We're still looking at the ejector seat. Obviously, we can't fire somebody out of the roof, but it's a work in progress
This same unit will soon turn its hand to the Goldfinger DB5, producing 28 right-hand drive cars over the course of around a year, combining traditional skills with “sympathetic modifications to ensure the highest level of build quality and reliability”, according to the brand. You can have it in any colour as long as it’s Silver Birch and the original AkzoNobel paints have been accurately recreated as water-based pigments, in keeping with Aston Martin’s zero-emissions commitment for the factory. The body shop will work from the original jigs (frames) used for the DB5, which have been digitally scanned and checked (they were found to be 4mm out at one front corner) before being replicated. Similar improvements are possible on the engine; Aston Martin worked with Siemens to develop the automotive equivalent of a CT-scan, capturing the engine block 1mm at a time, from which long-standing structural issues can be fixed, excess weight identified, and the casting improved. The Goldfinger Continuation cars, like the 1964 original, will use a 3.95-litre straight-six, but no word yet as to whether its power will have increased.

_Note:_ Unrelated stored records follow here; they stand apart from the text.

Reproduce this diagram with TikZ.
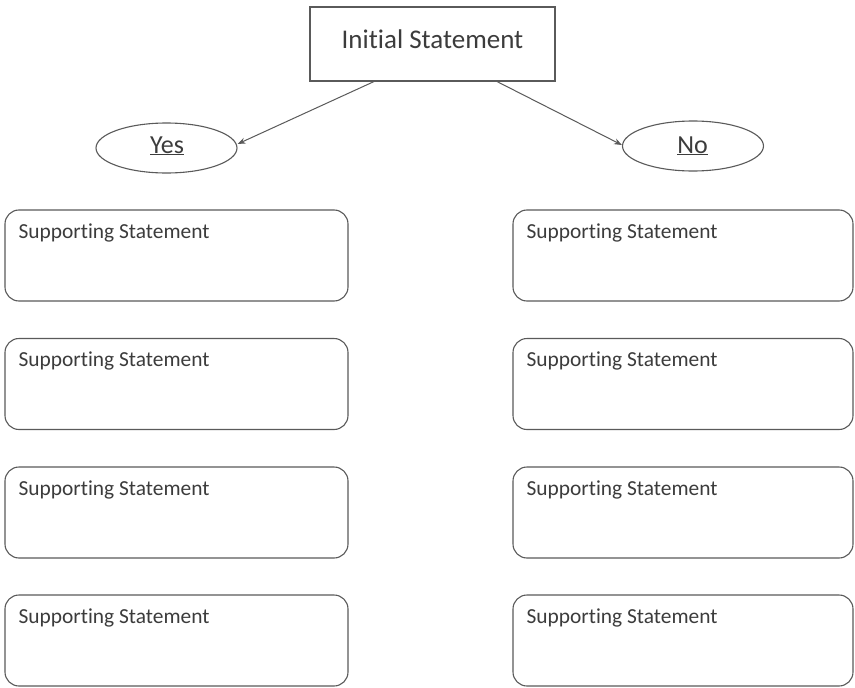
\documentclass[tikz,border=0pt]{standalone}
\usepackage{fontspec}
\setmainfont{Carlito}[Ligatures={NoCommon}]
\usetikzlibrary{arrows.meta,shapes.geometric}
\definecolor{linec}{HTML}{5A5A5A}
\definecolor{textc}{HTML}{3C3C3C}
\tikzset{
  sbox/.style={draw=linec, line width=1.1pt, rounded corners=14pt, minimum height=91pt, inner sep=0pt},
  stext/.style={anchor=base west, inner sep=0pt, text=textc, font=\fontsize{21.4}{25}\selectfont},
  initbox/.style={draw=linec, line width=1.1pt, minimum width=245pt, minimum height=74pt, inner sep=0pt},
  ans/.style={draw=linec, line width=1.1pt, ellipse, minimum width=141pt, minimum height=50pt, inner sep=0pt},
  anstext/.style={anchor=base, inner sep=0pt, text=textc, font=\fontsize{26}{30}\selectfont},
  conn/.style={draw=linec, line width=1pt, -{Stealth[length=8pt,width=6pt]}}
}
\begin{document}
\begin{tikzpicture}[x=1pt,y=1pt]
\useasboundingbox[fill=white] (0,0) rectangle (855,-688);
% initial statement
\node[initbox] (init) at (432.5,-44) {};
\node[anstext, font=\fontsize{27}{31}\selectfont] (inittext) at (432.5,-48) {Initial Statement};
% answers
\node[ans] (yes) at (166.5,-148) {};
\node[anstext] (yestext) at (167,-153) {\underline{Yes}};
\node[ans] (no) at (693,-146) {};
\node[anstext] (notext) at (692.5,-153) {\underline{No}};
% connectors
\coordinate (a1) at ([xshift=-58.5pt]init.south);
\coordinate (a2) at ([xshift=64.5pt]init.south);
\draw[conn] (a1) -- ([yshift=4pt]yes.east);
\draw[conn] (a2) -- ([yshift=1pt]no.west);
% boxes
\foreach \i/\y in {1/255.5,2/384,3/512.5,4/640.5}{
  \node[sbox, minimum width=343pt] (l\i) at (176.5,-\y) {};
  \node[stext] (lt\i) at ([xshift=14pt,yshift=-29pt]l\i.north west) {Supporting Statement};
  \node[sbox, minimum width=340pt] (r\i) at (683,-\y) {};
  \node[stext] (rt\i) at ([xshift=14pt,yshift=-29pt]r\i.north west) {Supporting Statement};
}
\end{tikzpicture}
\end{document}
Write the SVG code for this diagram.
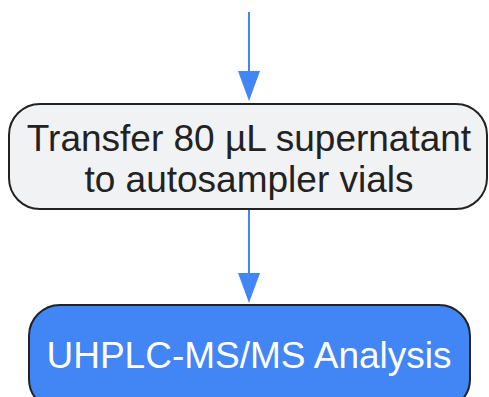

Three will be held back from general sale; one that will be kept by Aston Martin, one for EON and one that will be auctioned for charity. As Aston Martin devotees already know, thanks not only to the recreated gadgets, but also their status as “new-build” cars with none of a modern vehicle’s emissions or safety standards, none of the Continuation DB5s will be legal for road use. Nevertheless, rumour has it that Aston Martin had more than 70 enquiries for the £2.75m +VAT project — and it is said that applications are personally vetted by Dr Andy Palmer.
You may recall the DB5 in Goldfinger was famous for one feature above all others. So what about that ejector seat? At Aston Martin Works, I’m told the car “will have a switch under the gearstick”, but surely they can’t be thinking of adding it for real? I expect Chris Corbould to laugh when I ask, but instead he says: “We’re still looking at the ejector seat. Obviously, we can’t fire somebody out of the roof, but it’s a work in progress.”